L’issue du dernier scrutin présidentiel paraît de plus en plus comme
une défaite intégrale et une fin de non-recevoir pour toutes les
revendications politiques, sociales et culturelles. Les autorités, qui
annoncent la suspension «provisoire» des agents de police impliqués dans
les violences de dimanche à Tizi Ouzou en attendant les conclusions
d’une enquête qui va sans doute chevaucher d’autres épisodes de
répression, sont en réalité en train de dire : «Nous revendiquons
l’impunité, c’est dans notre programme.» Il suffit de rappeler que les
gendarmes auteurs des 126 assassinats en 2001 en Kabylie n’ont pas été
jugés ; ils ont simplement été «délocalisés».

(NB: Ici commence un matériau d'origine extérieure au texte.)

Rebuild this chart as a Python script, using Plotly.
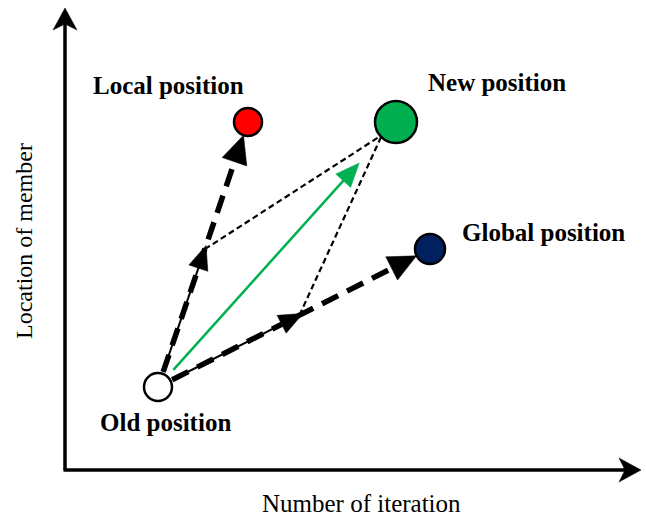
import numpy as np
import plotly.graph_objects as go

# ---- data (diagram coordinates; canvas units, y grows downward) ----
names = ["Old position", "Local position", "New position", "Global position"]
node_x = [158, 248, 396, 430]
node_y = [387, 122, 122, 249]
node_r = [14, 14, 21, 15]
node_fill = ["#ffffff", "#ff0000", "#00b050", "#002060"]
label_x = [165, 168, 497, 543]
label_y = [422, 85, 82, 232]
mid_frac = 0.52         # where the partial-step arrows sit on each move
axis_x_title = "Number of iteration"
axis_y_title = "Location of member"

W, H = 646, 517
O = np.array([node_x[0], node_y[0]], float)
L = np.array([node_x[1], node_y[1]], float)
N = np.array([node_x[2], node_y[2]], float)
G = np.array([node_x[3], node_y[3]], float)

shapes = []


def unit(a, b):
    d = b - a
    return d / np.linalg.norm(d)


def line(a, b, width, color="black", dash=None):
    shapes.append(dict(type="line", x0=a[0], y0=a[1], x1=b[0], y1=b[1],
                       xref="x", yref="y",
                       line=dict(color=color, width=width, dash=dash)))


def tri(tip, d, length, half, color="black", notch=0.0):
    n = np.array([-d[1], d[0]])
    base = tip - length * d
    p1 = base + half * n
    p2 = base - half * n
    pts = [tip, p1]
    if notch:
        pts.append(tip - (length - notch) * d)
    pts.append(p2)
    path = "M " + " L ".join(f"{p[0]:.2f},{p[1]:.2f}" for p in pts) + " Z"
    shapes.append(dict(type="path", path=path, xref="x", yref="y",
                       fillcolor=color, line=dict(color=color, width=0.5)))


# ---- axes with arrows ----
ax_origin = np.array([65, 470.0])
ax_ytip = np.array([65, 8.0])
ax_xtip = np.array([641, 470.0])
line(ax_origin, ax_ytip + np.array([0, 14]), 3.5)
line(ax_origin - np.array([1.5, 0]), ax_xtip - np.array([14, 0]), 3.5)
tri(ax_ytip, np.array([0, -1.0]), 22, 12, notch=6)
tri(ax_xtip, np.array([1.0, 0]), 22, 12, notch=6)

# ---- moves from old position ----
for tgt, r_t in [(L, node_r[1]), (G, node_r[3])]:
    d = unit(O, tgt)
    start = O + (node_r[0] + 2) * d
    end_tip = tgt - r_t * d
    mid = O + mid_frac * (tgt - O)
    # thin solid under first half
    line(start, mid, 2)
    # thick dashed whole length
    line(start, end_tip - 20 * d, 5.5, dash="18px,10px")
    tri(mid + 4 * d, d, 24, 10)
    tri(end_tip, d, 28, 13)

# ---- dotted parallelogram edges to new position ----
dN = unit(O, N)
for tgt in [L, G]:
    mid = O + mid_frac * (tgt - O)
    line(mid, N + np.array([-14, 13]), 2.2, dash="6px,3.5px")

# ---- green resulting move ----
g_start = O + 23 * dN
g_tip = N - 55 * dN
line(g_start, g_tip - 12 * dN, 2.5, color="#00b050")
tri(g_tip, dN, 24, 10, color="#00b050")

# ---- nodes ----
for x, y, r, c in zip(node_x, node_y, node_r, node_fill):
    shapes.append(dict(type="circle", xref="x", yref="y",
                       x0=x - r, x1=x + r, y0=y - r, y1=y + r,
                       fillcolor=c, line=dict(color="black", width=2.5)))

fig = go.Figure()
fig.add_trace(go.Scatter(x=[0, W], y=[0, H], mode="markers",
                         marker=dict(opacity=0), hoverinfo="skip",
                         showlegend=False))

annotations = []
for t, x, y in zip(names, label_x, label_y):
    annotations.append(dict(text=f"<b>{t}</b>", x=x, y=y, xref="x", yref="y",
                            showarrow=False,
                            font=dict(family="Liberation Serif", size=25,
                                      color="black")))
annotations.append(dict(text=axis_x_title, x=361, y=503, xref="x", yref="y",
                        showarrow=False,
                        font=dict(family="Liberation Serif", size=25,
                                  color="black")))
annotations.append(dict(text=axis_y_title, x=24, y=241, xref="x", yref="y",
                        showarrow=False, textangle=-90,
                        font=dict(family="Liberation Serif", size=24,
                                  color="black")))

fig.update_layout(
    width=W, height=H, margin=dict(l=0, r=0, t=0, b=0),
    paper_bgcolor="white", plot_bgcolor="white",
    xaxis=dict(range=[0, W], visible=False, fixedrange=True),
    yaxis=dict(range=[H, 0], visible=False, fixedrange=True),
    shapes=shapes, annotations=annotations, showlegend=False,
)
fig.write_html("out.html",
               config={"displayModeBar": False, "staticPlot": True},
               post_script="document.body.style.margin='0';"
                           "document.body.style.overflow='hidden';")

Or, les fusillades à balles explosives sur des manifestants sont plus
graves que les scènes de brutalité policière filmées dimanche à Tizi
Ouzou. Les atermoiements des autorités pour déterminer les
responsabilités dans les dérapages du 20 avril sont soutenus par un
dispositif de manipulation agissant à partir des réseaux sociaux, où la
vidéo montrant le déchaînement de violence des policiers a été
promptement présentée comme étant un document ancien, datant d’avant la
révolution numérique. La même pollution politico-médiatique tend à faire
croire que les vrais coupables sont ceux qui filment les actes de
violence et non ceux qui les commettent, en distillant que l’auteur
«présumé» de la vidéo a été arrêté.
Le régime évolue quasiment sur du velours. La société civile est
déstructurée, la classe politique groggy. Il n’y a pas de collectifs
d’avocats ou de forces politiques qui aillent au-delà du simple
communiqué de condamnation. Pendant ce temps, le pouvoir continue son
œuvre d’embrigadement et de gestion policière des masses. Même dans les
dictatures du siècle passé, il était possible d’aller librement voir un
match de football. Dans notre pays, il a été décidé qu’il faut
s’inscrire dans une APC ou auprès d’un comité interlope pour assister à
la finale de la Coupe d’Algérie de jeudi prochain.
Les tickets et le transport sont payés et assurés par la wilaya de Tizi
Ouzou pour les supporters de la JSK inscrits et éligibles pour aller au
stade de Blida. Un public clés en main pour une rencontre de football
politiquement normalisée. Dans ce 4e mandat, les walis et les présidents
d’APC seront exemptés des tâches de développement local mais seront
réquisitionnés pour des missions de mise sous contrôle de la société.